Now he’s got four smiling eyes, along with Jack Watson from accounting, brought in at night to run the Candy Spin wheel to help with staff shortages.
A duck into a photo booth
All in all, Morey’s has tried to give people most of what they came for: a quick snatch of abandon, some simulated danger, thrills. Most people have shown up with masks and fairly low expectations.
The Magic Bus ride designates the every-other available seats with a green light. Musik Express attendants tap their toes waiting on mask resisters, a couple of whom dared an operator to fist-bump the other night. (She did.) Kite Fly kids sanitize before lying facedown, shoes off. Mike Mawson and his family got turned away at the gate, and grumpily went off to buy masks at a Boardwalk store they were sure was part of a vast Morey’s conspiracy.
At the Candy Spin wheel, 7-year-old Addison Molnar and her sister Audrey, 4, crossed their fingers hard before not winning candy.
Kelly Dougherty, of Philadelphia, noted, “I’m not seeing a lot of familiar faces.”
Cierra Bowman, of Coatesville, ducked into the photo booth, where her group removed their masks behind the curtain.
Vicki Irvine, of West Chester, with seven children ranging from 11 to 22, said, “It’s still allowing that laughter, that innocence.”
Jaclyn Foster, an emergency-room technician from Philadelphia, roamed the Mariner’s Landing with her daughter, a niece, her boyfriend, and his two children, and said, “We didn’t want to completely let the summer go by without bringing them down.”
All Morey’s special events have been canceled, except one: a cornhole tournament Aug. 22.
‘Happy seaside carefree environment?'
“Yes, I did see the Sesame Place thing,” Jack Morey says of the incident in which a 17-year-old ride operator was punched over a mask dispute at the Langhorne attraction. “That’s one of many you probably have not heard of.
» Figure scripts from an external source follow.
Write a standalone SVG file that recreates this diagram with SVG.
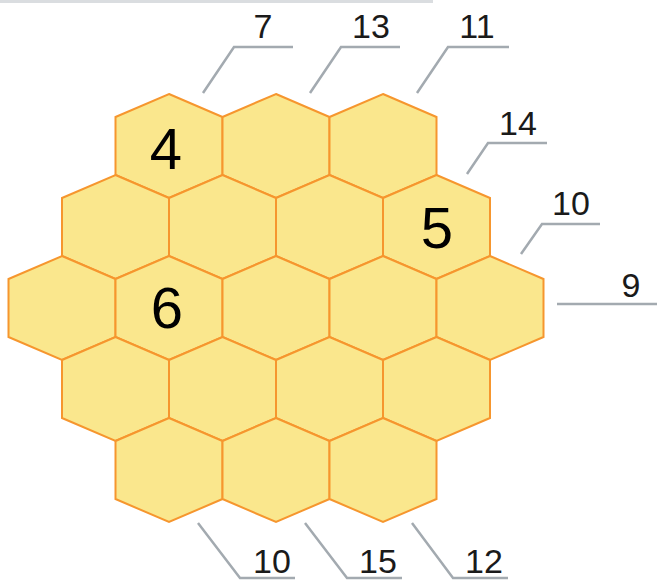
<svg xmlns="http://www.w3.org/2000/svg" width="657" height="581" viewBox="0 0 657 581">
<style>
.h{fill:#FAE78D;stroke:#F6962E;stroke-width:2;stroke-linejoin:miter}
.n{font-family:"Liberation Sans",Arial,sans-serif;font-size:58px;fill:#000;text-anchor:middle}
.l{font-family:"Liberation Sans",Arial,sans-serif;font-size:34px;fill:#1a1a1a;text-anchor:middle}
.c{fill:none;stroke:#A3AAB0;stroke-width:2.5}
</style>
<defs>
<polygon id="hex" points="0,-52 53.5,-29 53.5,29 0,52 -53.5,29 -53.5,-29"/>
</defs>
<rect x="0" y="0" width="433" height="3" fill="#DADDE0"/>
<g id="cells">
<g id="r1c1"><use href="#hex" class="h" x="169" y="146"/><text class="n" x="166" y="169">4</text></g>
<g id="r1c2"><use href="#hex" class="h" x="276" y="146"/></g>
<g id="r1c3"><use href="#hex" class="h" x="383" y="146"/></g>
<g id="r2c1"><use href="#hex" class="h" x="115.5" y="227"/></g>
<g id="r2c2"><use href="#hex" class="h" x="222.5" y="227"/></g>
<g id="r2c3"><use href="#hex" class="h" x="329.5" y="227"/></g>
<g id="r2c4"><use href="#hex" class="h" x="436.5" y="227"/><text class="n" x="437" y="248">5</text></g>
<g id="r3c1"><use href="#hex" class="h" x="62" y="308"/></g>
<g id="r3c2"><use href="#hex" class="h" x="169" y="308"/><text class="n" x="167" y="328">6</text></g>
<g id="r3c3"><use href="#hex" class="h" x="276" y="308"/></g>
<g id="r3c4"><use href="#hex" class="h" x="383" y="308"/></g>
<g id="r3c5"><use href="#hex" class="h" x="490" y="308"/></g>
<g id="r4c1"><use href="#hex" class="h" x="115.5" y="389"/></g>
<g id="r4c2"><use href="#hex" class="h" x="222.5" y="389"/></g>
<g id="r4c3"><use href="#hex" class="h" x="329.5" y="389"/></g>
<g id="r4c4"><use href="#hex" class="h" x="436.5" y="389"/></g>
<g id="r5c1"><use href="#hex" class="h" x="169" y="470"/></g>
<g id="r5c2"><use href="#hex" class="h" x="276" y="470"/></g>
<g id="r5c3"><use href="#hex" class="h" x="383" y="470"/></g>
</g>
<g id="connectors">
<polyline class="c" points="203,93 234,47 293,47"/>
<polyline class="c" points="310,93 341,47 400,47"/>
<polyline class="c" points="417,93 448,47 509,47"/>
<polyline class="c" points="467,174 488,143 547,143"/>
<polyline class="c" points="521,254 542,224 600,224"/>
<polyline class="c" points="557,304 657,304"/>
<polyline class="c" points="198,523 240,578 295,578"/>
<polyline class="c" points="305,523 347,578 402,578"/>
<polyline class="c" points="412,523 453,578 508,578"/>
</g>
<g id="labels">
<text class="l" x="263" y="38">7</text>
<text class="l" x="371" y="38">13</text>
<text class="l" x="477" y="38">11</text>
<text class="l" x="518" y="135">14</text>
<text class="l" x="571" y="215">10</text>
<text class="l" x="631" y="297">9</text>
<text class="l" x="272" y="573">10</text>
<text class="l" x="378" y="573">15</text>
<text class="l" x="484" y="573">12</text>
</g>
</svg>
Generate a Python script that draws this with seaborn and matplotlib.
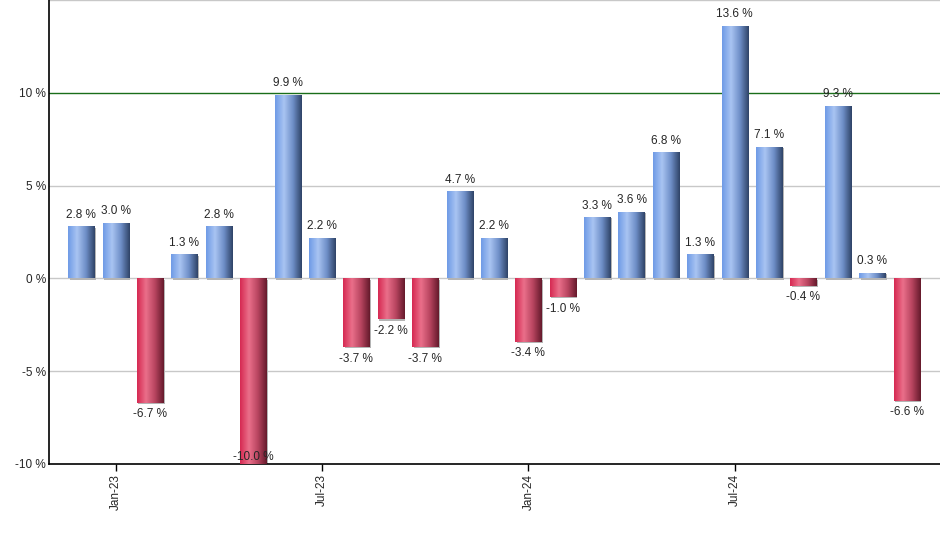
import numpy as np
import pandas as pd
import matplotlib
matplotlib.use('Agg')
import matplotlib.pyplot as plt
import seaborn as sns
from matplotlib.colors import LinearSegmentedColormap
from matplotlib.patches import Rectangle

# monthly returns in %, Dec-22 .. Dec-24
months = ['Dec-22', 'Jan-23', 'Feb-23', 'Mar-23', 'Apr-23', 'May-23', 'Jun-23',
          'Jul-23', 'Aug-23', 'Sep-23', 'Oct-23', 'Nov-23', 'Dec-23',
          'Jan-24', 'Feb-24', 'Mar-24', 'Apr-24', 'May-24', 'Jun-24',
          'Jul-24', 'Aug-24', 'Sep-24', 'Oct-24', 'Nov-24', 'Dec-24']
returns = [2.8, 3.0, -6.7, 1.3, 2.8, -10.0, 9.9, 2.2, -3.7, -2.2, -3.7, 4.7, 2.2,
           -3.4, -1.0, 3.3, 3.6, 6.8, 1.3, 13.6, 7.1, -0.4, 9.3, 0.3, -6.6]
shown_ticks = ['Jan-23', 'Jul-23', 'Jan-24', 'Jul-24']
y_ticks = [-10, -5, 0, 5, 10]

df = pd.DataFrame({'month': months, 'ret': returns})

sns.set_style('white')
plt.rcParams['font.family'] = ['Liberation Sans', 'DejaVu Sans']

fig = plt.figure(figsize=(9.4, 5.5), dpi=100)
ax = fig.add_axes([49 / 940, 86 / 550, 1 - 49 / 940, 1 - 86 / 550])

sns.barplot(data=df, x='month', y='ret', width=0.76, color='white', ax=ax, zorder=3)

blue = LinearSegmentedColormap.from_list('b', ['#6f9be6', '#a9c4f2', '#6f8fc8', '#2f4468'])
red = LinearSegmentedColormap.from_list('r', ['#d62a52', '#ea6f8a', '#b84560', '#661a2c'])
grad = np.linspace(0, 1, 64).reshape(1, -1)
ymin, ymax = -10, 15

for patch, val in zip(ax.patches, df['ret']):
    x0, y0 = patch.get_x(), patch.get_y()
    w, h = patch.get_width(), patch.get_height()
    lo, hi = min(y0, y0 + h), max(y0, y0 + h)
    # soft shadow on the right side / lower end
    sh = Rectangle((x0 + 0.04, lo - 0.07), w, hi - lo, color='#b4b4b4', zorder=2.5, lw=0)
    ax.add_patch(sh)
    patch.set_facecolor('none')
    patch.set_edgecolor('none')
    im = ax.imshow(grad, cmap=blue if val >= 0 else red, aspect='auto',
                   extent=(x0, x0 + w, lo, hi), zorder=3, interpolation='bilinear')
    im.set_clip_path(patch)
    cx = x0 + w / 2
    txt = f'{val:.1f} %'
    if val >= 0:
        ax.annotate(txt, (cx, hi), xytext=(0, 4), textcoords='offset points',
                    ha='center', va='bottom', fontsize=8.5, zorder=5)
    elif lo - 1.2 < ymin:
        # no room below: keep it inside the plot area
        ax.annotate(txt, (cx, ymin), xytext=(0, 1), textcoords='offset points',
                    ha='center', va='bottom', fontsize=8.5, zorder=5)
    else:
        ax.annotate(txt, (cx, lo), xytext=(0, -4), textcoords='offset points',
                    ha='center', va='top', fontsize=8.5, zorder=5)

ax.set_xlim(-0.94, 24.97)
ax.set_ylim(ymin, ymax)

for yv in [-5, 0, 5, 15]:
    ax.axhline(yv, color='#c8c8c8', lw=1, zorder=1)
ax.axhline(10, color='#1a6e1a', lw=1, zorder=1)

ax.set_yticks(y_ticks)
ax.set_yticklabels([f'{v} %' for v in y_ticks], fontsize=8.5)
tick_pos = [months.index(m) for m in shown_ticks]
ax.set_xticks(tick_pos)
ax.set_xticklabels(shown_ticks, rotation=90, fontsize=8.5)
ax.tick_params(axis='x', bottom=True, direction='out', length=5, width=1, color='black', pad=2)
ax.tick_params(axis='y', left=False, length=0, pad=2)
ax.set_xlabel('')
ax.set_ylabel('')

for s in ['top', 'right']:
    ax.spines[s].set_visible(False)
for s in ['left', 'bottom']:
    ax.spines[s].set_color('black')
    ax.spines[s].set_linewidth(1.2)

fig.savefig('out.png', dpi=100)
It’s causing us to think differently about the future.”
Some people, he says, are belligerent and on edge, bringing a different attitude, the various weights of the world pulsing through the pier, pushing the limits of the atmosphere his family has nurtured for 50 years. A lot of the regulars seemed to be sitting this summer out, he says.
Morey has always prided himself on open piers with no entry gate, a true public space. This year’s gate, to enforce masks and capacity, may stay, he says. “We want to protect our staff. Our staff doesn’t need to be putting up with that bull―. We’re supposed to be in this happy seaside carefree environment.”
The big 2020 news was supposed to be the refurbished Sea Serpent, an iconic boomerang coaster that has cut through the sky over Morey’s since 1984. It was built by Vekoma, a Dutch company.
But the new cars and updated control boards required Eric Peters, an engineer from the Netherlands, to come to Wildwood for final approvals.
And that required Peters to quarantine for two weeks in Aruba, a Dutch island, before the U.S. would allow him in earlier this month, said Morey’s spokesperson Maggie Warner. Finally, on Aug. 8, Sea Serpent was back, with a 2020 dragon breath of masked screams and 360-degree loops, as a bunched-up line waited outside. Sea Serpent operator Joey Pabon beamed with pride.